* _Job_: Write the material out again in full, word for word. Do not include the pictures.

* _Dataset content_:
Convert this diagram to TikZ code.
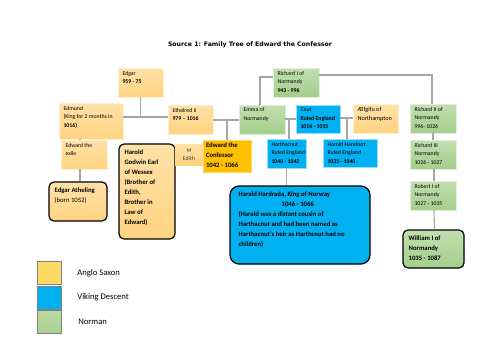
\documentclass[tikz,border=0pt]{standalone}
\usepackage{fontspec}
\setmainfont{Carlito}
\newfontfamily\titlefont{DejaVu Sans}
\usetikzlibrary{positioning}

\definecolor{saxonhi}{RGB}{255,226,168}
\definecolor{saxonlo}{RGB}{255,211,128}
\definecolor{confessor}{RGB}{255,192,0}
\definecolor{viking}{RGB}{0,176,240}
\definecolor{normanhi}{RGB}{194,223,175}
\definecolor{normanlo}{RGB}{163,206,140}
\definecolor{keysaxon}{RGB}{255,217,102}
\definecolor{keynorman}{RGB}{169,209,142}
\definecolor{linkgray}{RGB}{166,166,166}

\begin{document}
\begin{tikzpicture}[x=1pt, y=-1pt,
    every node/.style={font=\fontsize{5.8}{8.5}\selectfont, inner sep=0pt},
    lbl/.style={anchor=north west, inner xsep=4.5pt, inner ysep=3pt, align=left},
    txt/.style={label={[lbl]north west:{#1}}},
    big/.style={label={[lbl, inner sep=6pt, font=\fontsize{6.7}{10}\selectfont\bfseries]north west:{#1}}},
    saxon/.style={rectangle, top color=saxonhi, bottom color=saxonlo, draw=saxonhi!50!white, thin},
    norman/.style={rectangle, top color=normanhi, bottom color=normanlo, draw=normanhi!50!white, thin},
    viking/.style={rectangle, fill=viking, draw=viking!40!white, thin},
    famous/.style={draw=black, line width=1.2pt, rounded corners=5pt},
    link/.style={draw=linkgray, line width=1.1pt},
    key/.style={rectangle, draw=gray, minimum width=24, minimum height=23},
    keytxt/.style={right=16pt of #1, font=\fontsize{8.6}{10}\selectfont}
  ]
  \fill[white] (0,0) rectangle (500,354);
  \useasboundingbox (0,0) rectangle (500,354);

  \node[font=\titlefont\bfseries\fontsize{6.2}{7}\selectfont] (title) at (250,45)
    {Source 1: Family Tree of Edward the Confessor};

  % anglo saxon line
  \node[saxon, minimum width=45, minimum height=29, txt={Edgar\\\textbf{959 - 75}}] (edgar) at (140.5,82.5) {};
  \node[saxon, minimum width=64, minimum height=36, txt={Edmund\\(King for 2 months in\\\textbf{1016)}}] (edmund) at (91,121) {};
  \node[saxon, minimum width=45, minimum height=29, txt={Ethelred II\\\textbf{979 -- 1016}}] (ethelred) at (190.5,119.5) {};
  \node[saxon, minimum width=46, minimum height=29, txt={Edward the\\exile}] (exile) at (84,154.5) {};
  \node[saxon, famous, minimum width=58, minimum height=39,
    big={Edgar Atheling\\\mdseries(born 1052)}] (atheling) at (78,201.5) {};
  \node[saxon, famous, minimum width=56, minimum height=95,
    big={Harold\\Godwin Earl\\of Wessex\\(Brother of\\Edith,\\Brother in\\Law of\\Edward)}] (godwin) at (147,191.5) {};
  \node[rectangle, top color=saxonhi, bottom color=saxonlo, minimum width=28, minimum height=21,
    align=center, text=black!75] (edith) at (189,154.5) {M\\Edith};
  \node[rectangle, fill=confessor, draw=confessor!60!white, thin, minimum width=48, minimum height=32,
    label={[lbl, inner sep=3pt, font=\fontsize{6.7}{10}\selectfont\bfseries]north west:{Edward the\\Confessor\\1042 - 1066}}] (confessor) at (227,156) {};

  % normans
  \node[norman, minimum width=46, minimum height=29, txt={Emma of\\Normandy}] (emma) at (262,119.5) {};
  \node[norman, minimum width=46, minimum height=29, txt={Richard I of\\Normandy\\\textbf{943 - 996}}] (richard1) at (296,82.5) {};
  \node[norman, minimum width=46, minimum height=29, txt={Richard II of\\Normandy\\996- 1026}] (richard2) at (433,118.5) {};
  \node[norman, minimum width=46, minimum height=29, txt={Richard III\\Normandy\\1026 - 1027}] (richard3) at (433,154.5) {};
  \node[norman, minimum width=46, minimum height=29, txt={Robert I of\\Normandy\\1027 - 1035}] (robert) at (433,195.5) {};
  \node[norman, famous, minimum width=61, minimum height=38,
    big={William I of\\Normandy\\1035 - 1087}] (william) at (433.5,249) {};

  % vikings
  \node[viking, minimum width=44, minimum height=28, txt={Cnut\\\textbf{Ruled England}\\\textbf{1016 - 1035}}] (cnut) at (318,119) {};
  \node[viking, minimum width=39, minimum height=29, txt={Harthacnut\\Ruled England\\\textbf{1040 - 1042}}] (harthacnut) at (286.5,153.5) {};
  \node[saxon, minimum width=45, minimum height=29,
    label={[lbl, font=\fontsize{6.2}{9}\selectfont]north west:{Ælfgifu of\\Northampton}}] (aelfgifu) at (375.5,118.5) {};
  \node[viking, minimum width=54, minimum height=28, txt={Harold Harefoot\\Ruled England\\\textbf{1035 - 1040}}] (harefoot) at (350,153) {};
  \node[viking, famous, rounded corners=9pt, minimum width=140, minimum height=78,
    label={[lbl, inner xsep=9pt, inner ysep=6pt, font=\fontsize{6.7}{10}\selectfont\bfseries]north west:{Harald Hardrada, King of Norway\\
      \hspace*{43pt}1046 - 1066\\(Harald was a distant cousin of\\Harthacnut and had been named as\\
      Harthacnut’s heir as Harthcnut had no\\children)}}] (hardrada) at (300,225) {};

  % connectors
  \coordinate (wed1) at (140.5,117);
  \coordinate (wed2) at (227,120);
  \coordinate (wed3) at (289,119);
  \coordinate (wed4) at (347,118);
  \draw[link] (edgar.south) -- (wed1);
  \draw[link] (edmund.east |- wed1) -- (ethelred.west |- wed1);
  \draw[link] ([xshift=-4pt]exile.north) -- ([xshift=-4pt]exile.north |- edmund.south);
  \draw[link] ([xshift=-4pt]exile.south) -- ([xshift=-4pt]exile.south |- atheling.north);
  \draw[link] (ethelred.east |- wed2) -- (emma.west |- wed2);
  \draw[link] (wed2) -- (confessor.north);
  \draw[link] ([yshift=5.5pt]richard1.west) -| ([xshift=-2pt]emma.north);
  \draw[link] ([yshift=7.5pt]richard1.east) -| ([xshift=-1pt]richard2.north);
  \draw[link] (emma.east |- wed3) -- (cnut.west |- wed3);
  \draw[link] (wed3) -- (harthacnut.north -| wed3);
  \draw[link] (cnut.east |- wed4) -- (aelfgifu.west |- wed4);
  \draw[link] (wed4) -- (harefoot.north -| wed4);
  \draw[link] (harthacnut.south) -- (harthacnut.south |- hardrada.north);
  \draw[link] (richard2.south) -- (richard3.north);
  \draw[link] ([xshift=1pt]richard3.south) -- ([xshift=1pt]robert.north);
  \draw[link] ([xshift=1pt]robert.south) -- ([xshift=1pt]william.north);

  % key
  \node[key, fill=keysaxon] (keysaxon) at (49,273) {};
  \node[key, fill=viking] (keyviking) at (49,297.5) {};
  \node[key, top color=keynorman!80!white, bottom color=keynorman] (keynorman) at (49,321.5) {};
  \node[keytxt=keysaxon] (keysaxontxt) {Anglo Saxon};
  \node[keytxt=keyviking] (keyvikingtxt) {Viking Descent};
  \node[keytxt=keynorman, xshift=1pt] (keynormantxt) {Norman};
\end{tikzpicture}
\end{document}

* _Answer to the task_:
Convert this diagram to TikZ code.
\documentclass[tikz,border=0pt]{standalone}
\usepackage{fontspec}
\setmainfont{Carlito}
\newfontfamily\titlefont{DejaVu Sans}
\usetikzlibrary{positioning}

\definecolor{saxonhi}{RGB}{255,226,168}
\definecolor{saxonlo}{RGB}{255,211,128}
\definecolor{confessor}{RGB}{255,192,0}
\definecolor{viking}{RGB}{0,176,240}
\definecolor{normanhi}{RGB}{194,223,175}
\definecolor{normanlo}{RGB}{163,206,140}
\definecolor{keysaxon}{RGB}{255,217,102}
\definecolor{keynorman}{RGB}{169,209,142}
\definecolor{linkgray}{RGB}{166,166,166}

\begin{document}
\begin{tikzpicture}[x=1pt, y=-1pt,
    every node/.style={font=\fontsize{5.8}{8.5}\selectfont, inner sep=0pt},
    lbl/.style={anchor=north west, inner xsep=4.5pt, inner ysep=3pt, align=left},
    txt/.style={label={[lbl]north west:{#1}}},
    big/.style={label={[lbl, inner sep=6pt, font=\fontsize{6.7}{10}\selectfont\bfseries]north west:{#1}}},
    saxon/.style={rectangle, top color=saxonhi, bottom color=saxonlo, draw=saxonhi!50!white, thin},
    norman/.style={rectangle, top color=normanhi, bottom color=normanlo, draw=normanhi!50!white, thin},
    viking/.style={rectangle, fill=viking, draw=viking!40!white, thin},
    famous/.style={draw=black, line width=1.2pt, rounded corners=5pt},
    link/.style={draw=linkgray, line width=1.1pt},
    key/.style={rectangle, draw=gray, minimum width=24, minimum height=23},
    keytxt/.style={right=16pt of #1, font=\fontsize{8.6}{10}\selectfont}
  ]
  \fill[white] (0,0) rectangle (500,354);
  \useasboundingbox (0,0) rectangle (500,354);

  \node[font=\titlefont\bfseries\fontsize{6.2}{7}\selectfont] (title) at (250,45)
    {Source 1: Family Tree of Edward the Confessor};

  % anglo saxon line
  \node[saxon, minimum width=45, minimum height=29, txt={Edgar\\\textbf{959 - 75}}] (edgar) at (140.5,82.5) {};
  \node[saxon, minimum width=64, minimum height=36, txt={Edmund\\(King for 2 months in\\\textbf{1016)}}] (edmund) at (91,121) {};
  \node[saxon, minimum width=45, minimum height=29, txt={Ethelred II\\\textbf{979 -- 1016}}] (ethelred) at (190.5,119.5) {};
  \node[saxon, minimum width=46, minimum height=29, txt={Edward the\\exile}] (exile) at (84,154.5) {};
  \node[saxon, famous, minimum width=58, minimum height=39,
    big={Edgar Atheling\\\mdseries(born 1052)}] (atheling) at (78,201.5) {};
  \node[saxon, famous, minimum width=56, minimum height=95,
    big={Harold\\Godwin Earl\\of Wessex\\(Brother of\\Edith,\\Brother in\\Law of\\Edward)}] (godwin) at (147,191.5) {};
  \node[rectangle, top color=saxonhi, bottom color=saxonlo, minimum width=28, minimum height=21,
    align=center, text=black!75] (edith) at (189,154.5) {M\\Edith};
  \node[rectangle, fill=confessor, draw=confessor!60!white, thin, minimum width=48, minimum height=32,
    label={[lbl, inner sep=3pt, font=\fontsize{6.7}{10}\selectfont\bfseries]north west:{Edward the\\Confessor\\1042 - 1066}}] (confessor) at (227,156) {};

  % normans
  \node[norman, minimum width=46, minimum height=29, txt={Emma of\\Normandy}] (emma) at (262,119.5) {};
  \node[norman, minimum width=46, minimum height=29, txt={Richard I of\\Normandy\\\textbf{943 - 996}}] (richard1) at (296,82.5) {};
  \node[norman, minimum width=46, minimum height=29, txt={Richard II of\\Normandy\\996- 1026}] (richard2) at (433,118.5) {};
  \node[norman, minimum width=46, minimum height=29, txt={Richard III\\Normandy\\1026 - 1027}] (richard3) at (433,154.5) {};
  \node[norman, minimum width=46, minimum height=29, txt={Robert I of\\Normandy\\1027 - 1035}] (robert) at (433,195.5) {};
  \node[norman, famous, minimum width=61, minimum height=38,
    big={William I of\\Normandy\\1035 - 1087}] (william) at (433.5,249) {};

  % vikings
  \node[viking, minimum width=44, minimum height=28, txt={Cnut\\\textbf{Ruled England}\\\textbf{1016 - 1035}}] (cnut) at (318,119) {};
  \node[viking, minimum width=39, minimum height=29, txt={Harthacnut\\Ruled England\\\textbf{1040 - 1042}}] (harthacnut) at (286.5,153.5) {};
  \node[saxon, minimum width=45, minimum height=29,
    label={[lbl, font=\fontsize{6.2}{9}\selectfont]north west:{Ælfgifu of\\Northampton}}] (aelfgifu) at (375.5,118.5) {};
  \node[viking, minimum width=54, minimum height=28, txt={Harold Harefoot\\Ruled England\\\textbf{1035 - 1040}}] (harefoot) at (350,153) {};
  \node[viking, famous, rounded corners=9pt, minimum width=140, minimum height=78,
    label={[lbl, inner xsep=9pt, inner ysep=6pt, font=\fontsize{6.7}{10}\selectfont\bfseries]north west:{Harald Hardrada, King of Norway\\
      \hspace*{43pt}1046 - 1066\\(Harald was a distant cousin of\\Harthacnut and had been named as\\
      Harthacnut’s heir as Harthcnut had no\\children)}}] (hardrada) at (300,225) {};

  % connectors
  \coordinate (wed1) at (140.5,117);
  \coordinate (wed2) at (227,120);
  \coordinate (wed3) at (289,119);
  \coordinate (wed4) at (347,118);
  \draw[link] (edgar.south) -- (wed1);
  \draw[link] (edmund.east |- wed1) -- (ethelred.west |- wed1);
  \draw[link] ([xshift=-4pt]exile.north) -- ([xshift=-4pt]exile.north |- edmund.south);
  \draw[link] ([xshift=-4pt]exile.south) -- ([xshift=-4pt]exile.south |- atheling.north);
  \draw[link] (ethelred.east |- wed2) -- (emma.west |- wed2);
  \draw[link] (wed2) -- (confessor.north);
  \draw[link] ([yshift=5.5pt]richard1.west) -| ([xshift=-2pt]emma.north);
  \draw[link] ([yshift=7.5pt]richard1.east) -| ([xshift=-1pt]richard2.north);
  \draw[link] (emma.east |- wed3) -- (cnut.west |- wed3);
  \draw[link] (wed3) -- (harthacnut.north -| wed3);
  \draw[link] (cnut.east |- wed4) -- (aelfgifu.west |- wed4);
  \draw[link] (wed4) -- (harefoot.north -| wed4);
  \draw[link] (harthacnut.south) -- (harthacnut.south |- hardrada.north);
  \draw[link] (richard2.south) -- (richard3.north);
  \draw[link] ([xshift=1pt]richard3.south) -- ([xshift=1pt]robert.north);
  \draw[link] ([xshift=1pt]robert.south) -- ([xshift=1pt]william.north);

  % key
  \node[key, fill=keysaxon] (keysaxon) at (49,273) {};
  \node[key, fill=viking] (keyviking) at (49,297.5) {};
  \node[key, top color=keynorman!80!white, bottom color=keynorman] (keynorman) at (49,321.5) {};
  \node[keytxt=keysaxon] (keysaxontxt) {Anglo Saxon};
  \node[keytxt=keyviking] (keyvikingtxt) {Viking Descent};
  \node[keytxt=keynorman, xshift=1pt] (keynormantxt) {Norman};
\end{tikzpicture}
\end{document}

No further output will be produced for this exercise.